--- Start ---

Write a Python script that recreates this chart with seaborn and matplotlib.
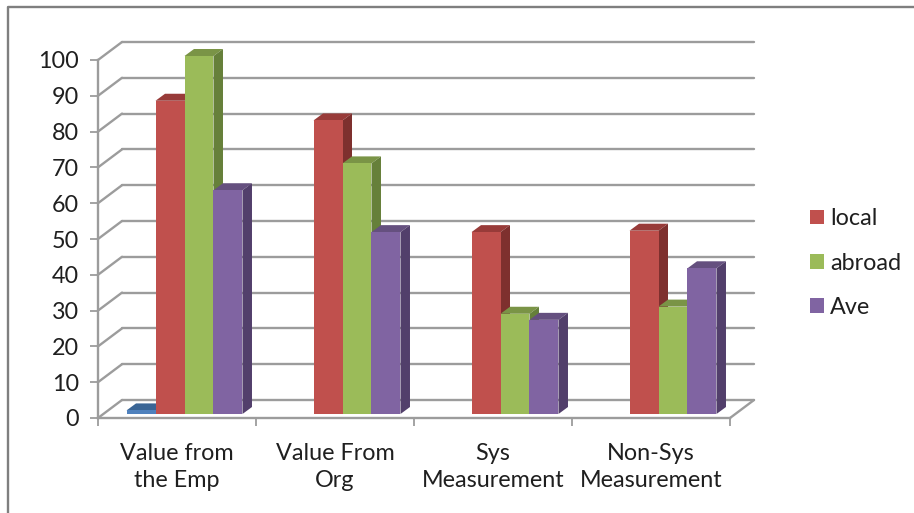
import pandas as pd
import numpy as np
import seaborn as sns
import matplotlib.pyplot as plt
from matplotlib.patches import Polygon, Patch
from matplotlib.lines import Line2D
from matplotlib.transforms import Affine2D, IdentityTransform

categories = ["Value from\nthe Emp", "Value From\nOrg", "Sys\nMeasurement", "Non-Sys\nMeasurement"]
series_names = ["blank", "local", "abroad", "Ave"]
blank = [1, np.nan, np.nan, np.nan]
local = [87.5, 82, 50.8, 51.2]
abroad = [100, 70, 28, 30]
ave = [62.5, 50.8, 26.3, 40.7]

front_colours = ["#4F81BD", "#C0504D", "#9BBB59", "#8064A2"]
top_colours = ["#3A6595", "#983B39", "#7A9446", "#65507F"]
side_colours = ["#2F5078", "#7E302E", "#66803A", "#523F6B"]
grid_colour = "#9C9C9C"
text_colour = "#1F1F1F"

W, H = 914, 513
left, right, y0, y100 = 98, 730, 418, 60

sns.set_theme(style="white")
plt.rcParams['font.family'] = ['Lato', 'DejaVu Sans']

fig = plt.figure(figsize=(W / 100, H / 100), dpi=100)
ax = fig.add_axes([left / W, (H - y0) / H, (right - left) / W, (y0 - y100) / H])

df = pd.DataFrame({"category": categories, "blank": blank, "local": local, "abroad": abroad, "Ave": ave})
long_df = df.melt(id_vars="category", var_name="series", value_name="value").dropna()

sns.barplot(
    data=long_df,
    x="category",
    y="value",
    hue="series",
    order=categories,
    hue_order=series_names,
    palette=front_colours,
    saturation=1,
    width=0.734,
    linewidth=0,
    legend=False,
    ax=ax
)
ax.set_xlim(-0.5, 3.5)
ax.set_ylim(0, 100)
ax.set_xlabel("")
ax.set_ylabel("")
ax.patch.set_alpha(0)

# back wall, floor and the slanted lines that join them
wall_dx, wall_dy = 24, 18
wall = ax.transData + Affine2D().translate(wall_dx, wall_dy)
ticks = np.arange(0, 101, 10)
for t in ticks:
    ax.plot([-0.5, 3.5], [t, t], color=grid_colour, lw=1.7, transform=wall, clip_on=False, zorder=1)
    p = ax.transData.transform((-0.5, t))
    ax.add_line(Line2D([p[0], p[0] + wall_dx], [p[1], p[1] + wall_dy], color=grid_colour, lw=1.7,
                       transform=IdentityTransform(), clip_on=False, zorder=1))
p = ax.transData.transform((3.5, 0))
ax.add_line(Line2D([p[0], p[0] + wall_dx], [p[1], p[1] + wall_dy], color=grid_colour, lw=1.7,
                   transform=IdentityTransform(), clip_on=False, zorder=1))

# fake 3d: shift the bars off the floor edge and give them a top and side face
shift_x, shift_y = 7.5, 4
depth_x, depth_y = 9.5, 7
bars = []
for i, container in enumerate(ax.containers):
    for bar in container:
        bars.append((bar.get_x(), bar, i))
bars.sort(key=lambda b: b[0])

z = 3
for x, bar, i in bars:
    h = bar.get_height()
    x0, y_bottom = ax.transData.transform((x, 0)) + (shift_x, shift_y)
    x1, y_top = ax.transData.transform((x + bar.get_width(), h)) + (shift_x, shift_y)
    top = [(x0, y_top), (x1, y_top), (x1 + depth_x, y_top + depth_y), (x0 + depth_x, y_top + depth_y)]
    side = [(x1, y_bottom), (x1 + depth_x, y_bottom + depth_y), (x1 + depth_x, y_top + depth_y), (x1, y_top)]
    ax.add_patch(Polygon(top, closed=True, fc=top_colours[i], lw=0, transform=IdentityTransform(), clip_on=False, zorder=z))
    ax.add_patch(Polygon(side, closed=True, fc=side_colours[i], lw=0, transform=IdentityTransform(), clip_on=False, zorder=z))
    bar.set_transform(ax.transData + Affine2D().translate(shift_x, shift_y))
    bar.set_clip_on(False)
    bar.set_zorder(z + 1)
    z += 2

sns.despine(ax=ax, top=True, right=True)
for side_name in ["left", "bottom"]:
    ax.spines[side_name].set_color(grid_colour)
    ax.spines[side_name].set_linewidth(1.7)
    ax.spines[side_name].set_zorder(2)

ax.set_yticks(ticks)
ax.tick_params(axis="y", length=5.8, width=1.3, color=grid_colour, pad=8, labelsize=16.8, labelcolor=text_colour, left=True)
ax.set_xticks(range(len(categories)))
ax.set_xticklabels(categories, linespacing=1.36)
ax.tick_params(axis="x", which="major", length=0, pad=18.2, labelsize=16.8, labelcolor=text_colour)
ax.set_xticks(np.arange(-0.5, 3.6, 1), minor=True)
ax.tick_params(axis="x", which="minor", length=5.8, width=1.3, color=grid_colour, bottom=True)

handles = [Patch(fc=c, lw=0) for c in front_colours[1:]]
fig.legend(handles, series_names[1:], loc="center left", bbox_to_anchor=(803 / W, (H - 263) / H), frameon=False,
           fontsize=16.8, handlelength=0.6, handleheight=0.6, handletextpad=0.26, labelspacing=1.0,
           labelcolor=text_colour, borderpad=0, borderaxespad=0.3)

# outer chart border, cropped at the bottom and right of the picture
fig.add_artist(Line2D([8 / W, 8 / W, 1], [0, 1 - 7 / H, 1 - 7 / H], color="#7F7F7F", lw=1.7))

fig.savefig("out.png", dpi=100)
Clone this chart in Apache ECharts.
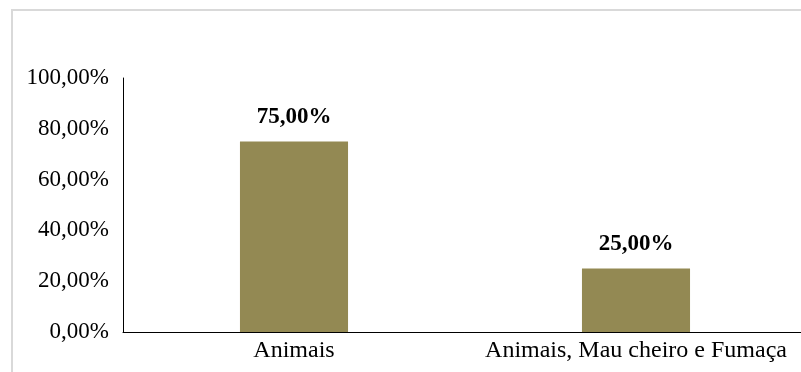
<!DOCTYPE html>
<html>
<head>
<meta charset="utf-8">
<script src="https://cdn.jsdelivr.net/npm/echarts@6/dist/echarts.min.js"></script>
<style>
html, body { margin: 0; padding: 0; background: #fff; overflow: hidden; }
#main { width: 812px; height: 372px; }
</style>
</head>
<body>
<div id="main"></div>
<script>
var categories = ['Animais', 'Animais, Mau cheiro e Fumaça'];
var percentages = [75, 25];
var yTicks = [0, 20, 40, 60, 80, 100];

function fmt(v) {
    return v.toFixed(2).replace('.', ',') + '%';
}

var myChart = echarts.init(document.getElementById('main'));
myChart.setOption({
    animation: false,
    textStyle: { fontFamily: 'Liberation Serif' },
    graphic: [{
        type: 'rect',
        shape: { x: 12, y: 10, width: 820, height: 400 },
        style: { fill: 'none', stroke: '#d9d9d9', lineWidth: 2 },
        silent: true
    }],
    grid: { left: 123, width: 684, top: 78, height: 254 },
    xAxis: {
        type: 'category',
        data: categories,
        axisLine: { lineStyle: { color: '#000', width: 1 } },
        axisTick: { show: false },
        axisLabel: {
            color: '#000', fontSize: 24, margin: 7, fontFamily: 'Liberation Serif',
            interval: 0, hideOverlap: false
        }
    },
    yAxis: {
        type: 'value',
        min: yTicks[0],
        max: yTicks[yTicks.length - 1],
        interval: 20,
        axisLine: { show: true, lineStyle: { color: '#000', width: 1 } },
        axisTick: { show: false },
        splitLine: { show: false },
        axisLabel: {
            color: '#000', fontSize: 23, margin: 14, fontFamily: 'Liberation Serif',
            formatter: function (v) { return fmt(v); }
        }
    },
    series: [{
        type: 'bar',
        data: percentages,
        barWidth: '31.6%',
        itemStyle: { color: '#938953' },
        label: {
            show: true,
            position: 'top',
            distance: 13,
            color: '#000',
            fontSize: 23,
            fontWeight: 'bold',
            fontFamily: 'Liberation Serif',
            formatter: function (p) { return fmt(p.value); }
        }
    }]
});
</script>
</body>
</html>
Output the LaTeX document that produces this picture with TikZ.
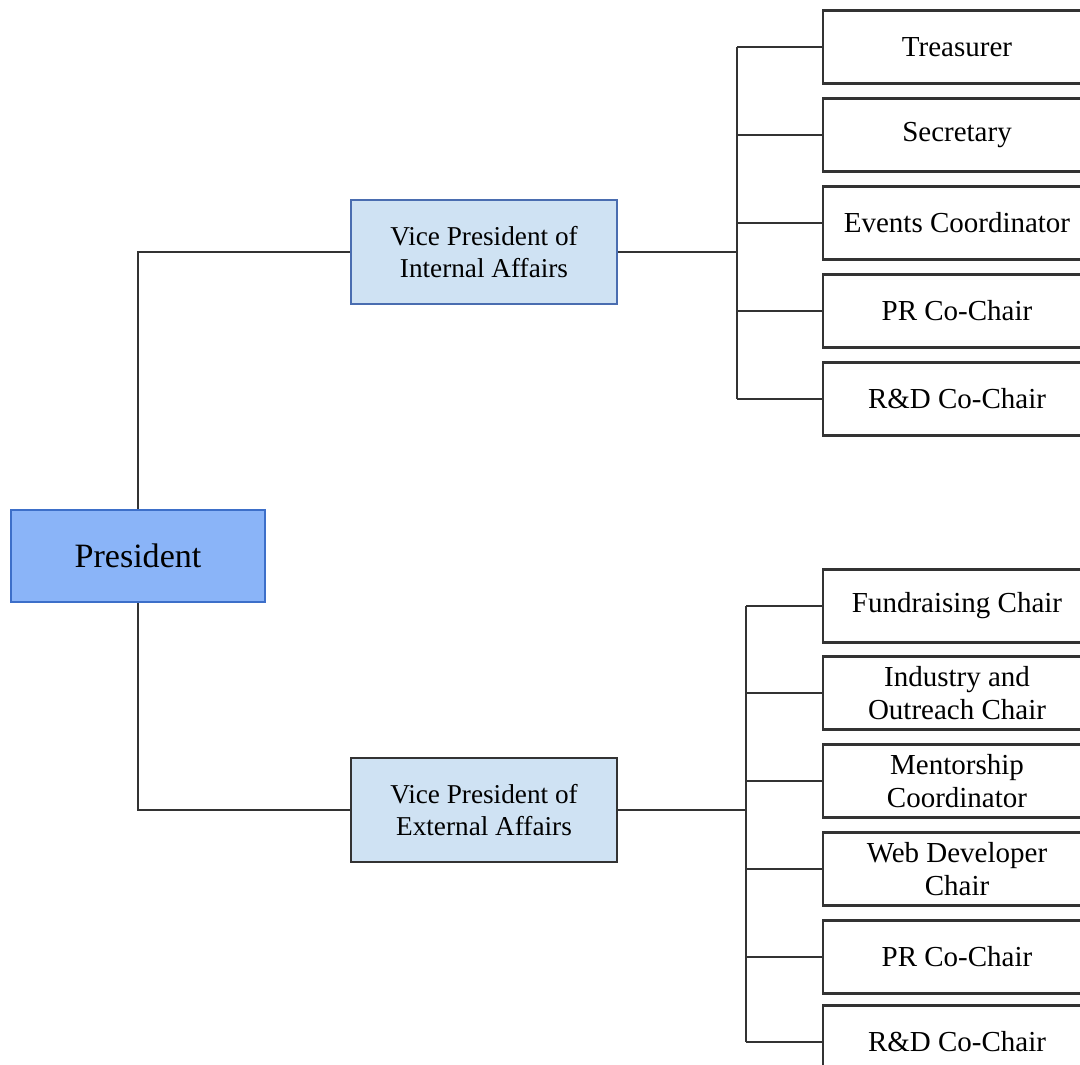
\documentclass[tikz,border=0pt]{standalone}
\usepackage{fontspec}
\setmainfont{Liberation Serif}
\usetikzlibrary{positioning}

\definecolor{presfill}{HTML}{8AB4F8}
\definecolor{presedge}{HTML}{3D6FC9}
\definecolor{vpfill}{HTML}{CFE2F3}
\definecolor{vpedge}{HTML}{4A6DB0}
\definecolor{inkgray}{HTML}{333333}

\begin{document}
\begin{tikzpicture}[
		x=0.02cm, y=-0.02cm,
		line width=1.1pt,
		ChairCfg/.style={
			draw=inkgray, fill=white, line width=1.2pt,
			minimum width=5.36cm, minimum height=1.46cm,
			inner sep=0pt, align=center,
			font=\fontsize{16.5}{18.7}\selectfont
		},
		VPCfg/.style={
			draw=inkgray, fill=vpfill, line width=1.2pt,
			minimum width=5.32cm, minimum height=2.08cm,
			inner sep=0pt, align=center,
			font=\fontsize{15.5}{18.2}\selectfont
		},
		PresCfg/.style={
			draw=presedge, fill=presfill, line width=1.2pt,
			minimum width=5.08cm, minimum height=1.84cm,
			inner sep=0pt,
			font=\fontsize{19.4}{22}\selectfont
		}
		]
		
		\useasboundingbox (0,0) rectangle (1080,1065);
		\clip (0,0) rectangle (1080,1065);
		
		\path 
		(138,556) node [PresCfg] (pres) {President}
		(484,252) node [VPCfg, draw=vpedge] (vpint) {Vice President of\\Internal Affairs}
		(484,810) node [VPCfg] (vpext) {Vice President of\\External Affairs};
		
		\path
		(957,47) node [ChairCfg] (treas) {Treasurer}
		++ (0,88) node [ChairCfg] (secr) {Secretary}
		++ (0,88) node [ChairCfg] (events) {Events Coordinator}
		++ (0,88) node [ChairCfg] (print) {PR Co-Chair}
		++ (0,88) node [ChairCfg] (rdint) {R\&D Co-Chair};
		
		\path
		(957,606) node [ChairCfg] (fund) {Fundraising Chair}
		++ (0,87) node [ChairCfg] (industry) {Industry and\\Outreach Chair}
		++ (0,88) node [ChairCfg] (mentor) {Mentorship\\Coordinator}
		++ (0,88) node [ChairCfg] (webdev) {Web Developer\\Chair}
		++ (0,88) node [ChairCfg] (prext) {PR Co-Chair}
		++ (0,85) node [ChairCfg] (rdext) {R\&D Co-Chair};
		
		\coordinate (busint) at (737,252);
		\coordinate (busext) at (746,810);
		
		\draw [inkgray]
		(pres.north) |- (vpint.west)
		(pres.south) |- (vpext.west)
		
		(vpint.east) -- (busint)
		(busint |- treas.west) -- (busint |- rdint.west)
		
		(vpext.east) -- (busext)
		(busext |- fund.west) -- (busext |- rdext.west);
		
		\foreach \n in {treas, secr, events, print, rdint}
		\draw [inkgray] (busint |- \n.west) -- (\n.west);
		\foreach \n in {fund, industry, mentor, webdev, prext, rdext}
		\draw [inkgray] (busext |- \n.west) -- (\n.west);
		\end{tikzpicture}
\end{document}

--- End ---

Restate the data word for word from its first line through the line with "ax.patch.set_alpha(0)", leaving out any picture along the way.

> **Solved problem**
Write a Python script that recreates this chart with seaborn and matplotlib.
import pandas as pd
import numpy as np
import seaborn as sns
import matplotlib.pyplot as plt
from matplotlib.patches import Polygon, Patch
from matplotlib.lines import Line2D
from matplotlib.transforms import Affine2D, IdentityTransform

categories = ["Value from\nthe Emp", "Value From\nOrg", "Sys\nMeasurement", "Non-Sys\nMeasurement"]
series_names = ["blank", "local", "abroad", "Ave"]
blank = [1, np.nan, np.nan, np.nan]
local = [87.5, 82, 50.8, 51.2]
abroad = [100, 70, 28, 30]
ave = [62.5, 50.8, 26.3, 40.7]

front_colours = ["#4F81BD", "#C0504D", "#9BBB59", "#8064A2"]
top_colours = ["#3A6595", "#983B39", "#7A9446", "#65507F"]
side_colours = ["#2F5078", "#7E302E", "#66803A", "#523F6B"]
grid_colour = "#9C9C9C"
text_colour = "#1F1F1F"

W, H = 914, 513
left, right, y0, y100 = 98, 730, 418, 60

sns.set_theme(style="white")
plt.rcParams['font.family'] = ['Lato', 'DejaVu Sans']

fig = plt.figure(figsize=(W / 100, H / 100), dpi=100)
ax = fig.add_axes([left / W, (H - y0) / H, (right - left) / W, (y0 - y100) / H])

df = pd.DataFrame({"category": categories, "blank": blank, "local": local, "abroad": abroad, "Ave": ave})
long_df = df.melt(id_vars="category", var_name="series", value_name="value").dropna()

sns.barplot(
    data=long_df,
    x="category",
    y="value",
    hue="series",
    order=categories,
    hue_order=series_names,
    palette=front_colours,
    saturation=1,
    width=0.734,
    linewidth=0,
    legend=False,
    ax=ax
)
ax.set_xlim(-0.5, 3.5)
ax.set_ylim(0, 100)
ax.set_xlabel("")
ax.set_ylabel("")
ax.patch.set_alpha(0)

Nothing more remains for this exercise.